Cape Coral, Fla., condo prices were down 26% compared with the last three months of 2006 to $202,300, and Tucson, Ariz., prices dropped 19.8% to $128,000. Atlanta prices fell 12% to $141,100, and Las Vegas was off 10.3% to $178,500.

In Lansing, Mich., square in the Midwest Rust Belt, prices plunged 18.8% to 109,600. In Sacramento, Calif., prices fell 18.5% to $197,600, and in both Jackson, Miss and Riverside, Calif. prices dropped 16.8%.

But but but there is no national housing bubble so said the so-called experts. And if there was a national bubble it was only really California and Las Vegas. Atlanta was immune.
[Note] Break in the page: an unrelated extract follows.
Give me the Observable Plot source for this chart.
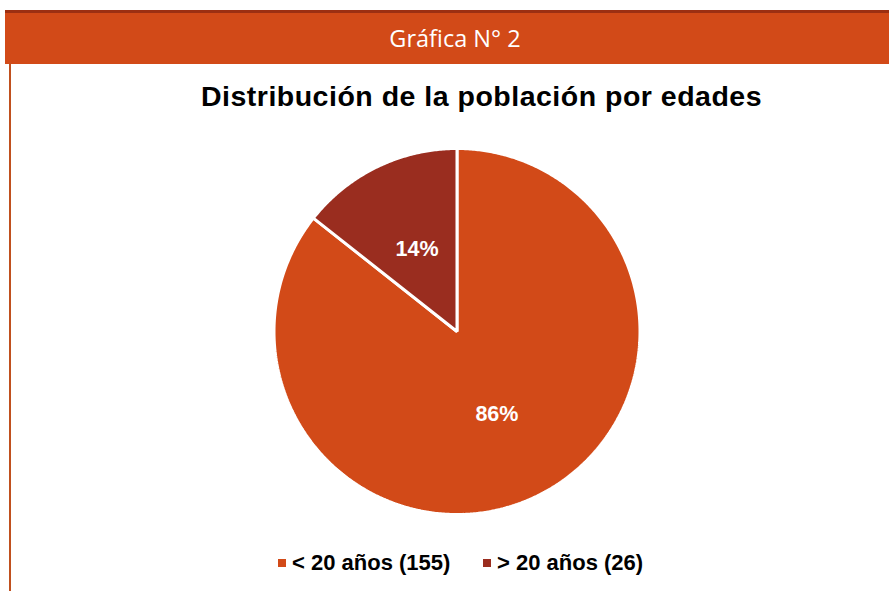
<!DOCTYPE html>
<html>
<head>
<meta charset="utf-8">
<script src="https://cdn.jsdelivr.net/npm/d3@7"></script>
<script src="https://cdn.jsdelivr.net/npm/@observablehq/plot@0.6"></script>
<style>
  html, body { margin: 0; padding: 0; background: #ffffff; }
  #wrap { position: relative; width: 889px; height: 591px; overflow: hidden; background: #fff; }
  #header { position: absolute; left: 5px; top: 10px; width: 884px; height: 51px;
    background: #d24a18; border-top: 3px solid #9c2f12; box-sizing: content-box;
    color: #fff; font-family: "Open Sans", "Noto Sans", sans-serif; font-size: 23.5px;
    line-height: 51px; text-align: center; }
  #header span { position: relative; left: 8px; }
  #leftline { position: absolute; left: 9px; top: 63px; width: 2px; height: 528px; background: #c0501e; }
  #title { position: absolute; left: 0; width: 889px; top: 80px; text-align: center;
    font-family: "Liberation Sans", Arial, sans-serif; font-weight: bold; font-size: 28.5px;
    letter-spacing: 0.5px; color: #000; }
  #title span { position: relative; left: 37px; }
  #plot { position: absolute; left: 0; top: 0; }
  #legend { position: absolute; top: 549px; left: 0; width: 889px; height: 28px;
    font-family: "Liberation Sans", Arial, sans-serif; font-weight: bold; font-size: 22px; color: #000; }
  .item { position: absolute; top: 0; white-space: nowrap; line-height: 28px; }
  .sw { display: inline-block; width: 8px; height: 8px; margin-right: 6px; vertical-align: middle; position: relative; top: -1px; }
</style>
</head>
<body>
<div id="wrap">
  <div id="header"><span>Gráfica N° 2</span></div>
  <div id="leftline"></div>
  <div id="title"><span>Distribución de la población por edades</span></div>
  <div id="plot"></div>
  <div id="legend"></div>
</div>
<script>
const categories = ["< 20 años", "> 20 años"];
const counts = [155, 26];
const percentLabels = ["86%", "14%"];
const colors = ["#d24a18", "#9a2d1f"];

const pie = d3.pie().sort(null).value(d => d.count)(
  categories.map((c, i) => ({category: c, count: counts[i], pct: percentLabels[i]}))
);

// polygon vertices for each slice, from the pie angles (clockwise from 12 o'clock)
const pts = [];
pie.forEach(s => {
  const name = s.data.category;
  pts.push({slice: name, x: 0, y: 0});
  const n = Math.max(4, Math.ceil((s.endAngle - s.startAngle) / (Math.PI / 360)));
  for (let k = 0; k <= n; k++) {
    const a = s.startAngle + (s.endAngle - s.startAngle) * k / n;
    pts.push({slice: name, x: Math.sin(a), y: Math.cos(a)});
  }
});
const labelPts = pie.map(s => {
  const a = (s.startAngle + s.endAngle) / 2;
  return {slice: s.data.category, text: s.data.pct, x: 0.5 * Math.sin(a), y: 0.5 * Math.cos(a)};
});

const chart = Plot.plot({
  width: 889,
  height: 591,
  marginLeft: 273.5,
  marginRight: 249.5,
  marginTop: 148,
  marginBottom: 77,
  x: {domain: [-1, 1], axis: null},
  y: {domain: [-1, 1], axis: null},
  color: {domain: categories, range: colors},
  style: {background: "transparent", overflow: "visible"},
  marks: [
    Plot.line(pts, {x: "x", y: "y", z: "slice", fill: "slice", stroke: "#ffffff", strokeWidth: 3,
      curve: "linear-closed", strokeLinejoin: "miter"}),
    Plot.text(labelPts, {x: "x", y: "y", text: "text", fill: "#ffffff", fontSize: 21.5, fontWeight: "bold",
      fontFamily: "Liberation Sans, Arial, sans-serif"})
  ]
});
document.getElementById("plot").appendChild(chart);

const legend = document.getElementById("legend");
const lefts = [278, 483];
categories.forEach((c, i) => {
  const it = document.createElement("div");
  it.className = "item";
  it.style.left = lefts[i] + "px";
  const sw = document.createElement("span");
  sw.className = "sw";
  sw.style.background = colors[i];
  it.appendChild(sw);
  it.appendChild(document.createTextNode(`${c} (${counts[i]})`));
  legend.appendChild(it);
});
</script>
</body>
</html>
And the midwest was immune.

How's all that working out for everyone?

Hey but wait maybe all is not lost after all:

Bismarck, N.D., condo prices recorded the largest gain at 20.8% to $125,000, with New Orleans second at a 17.8% gain to $173,300.

OK I'm sold. The housing crash is over. I have $1200 coming from Jorge W. and he told me the terrorists will have won if I don't go out and spend it. So as soon as that bad boy shows up in the mail I'm putting downpayment on my dream home which is sure to appreciate 40% by the end of the year.


Anonymous said...

There is not one house in my town that is worth what is being asked.

Some of the most overpriced places are the two bedroom condos that are everywhere. Quite a few of the nicer ones are still pushing the 300-400k price range.

Prices have been dropping like a rock on some though. But it makes me wonder why some communities are still holding onto their ridiculous prices (and nobody is buying) while other communities have prices that are tanking.

BTW ... the link isn't/wasn't working.

Ed said...

"But it makes me wonder why some communities are still holding onto their ridiculous prices (and nobody is buying) while other communities have prices that are tanking."

I've noticed the same with older, established areas holding up better than newer areas. My theory is that there are fewer suicide loans and so less desperation to sell at any price.

I'm renting in such an area. Houses are 35-45 years old. My neighbors have lived in their house for 38 years, which just blows my mind.

There are 8 or 9 houses that have been for sale since I moved in a year ago. Prices range from $550K to $1.2M. No price drops on any of them. Stubborn owners, but obviously not desperate to sell.

There has been one home sold that I know of in the area and that was a foreclosure auction. So looking at the sales data you could make the argument that prices today are what they were a year ago. But in reality nobody knows what a house is worth since nothing has sold for a year.